Additionally, there is growing favor from overseas investors towards Chinese financial assets, providing extra support for the RMB exchange rate. Domestic and foreign investors anticipate that as China's economic fundamentals continue to improve and policy stability enhances, the RMB exchange rate will experience smooth fluctuations at a reasonable and balanced level.
Short-term Pressure and Long-term Opportunities Coexist
Although the RMB may face short-term fluctuations due to a strengthening USD or geopolitical events, in the long run, China's policy support and refined market mechanisms will provide a solid foundation for the RMB exchange rate. As the foreign exchange market becomes more rational, the RMB's position in international trade and investment will be further consolidated, making the 2025 RMB exchange rate outlook promising.

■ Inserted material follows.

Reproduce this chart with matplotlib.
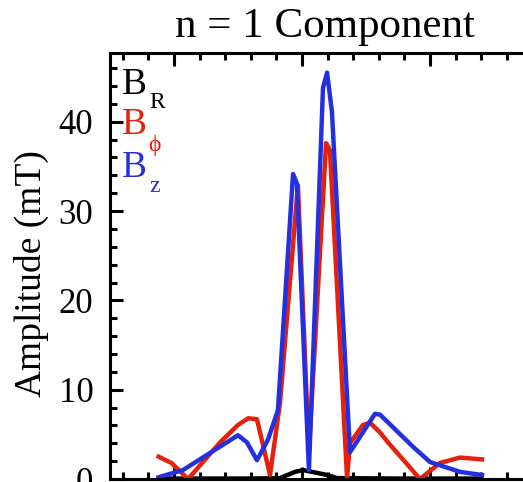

The market carries risks, and investment should be cautious. This article does not constitute personal investment advice and has not taken into account individual users' specific investment goals, financial situations, or needs. Users should consider whether any opinions, viewpoints, or conclusions in this article are suitable for their particular circumstances. Investing based on this is at one's own responsibility.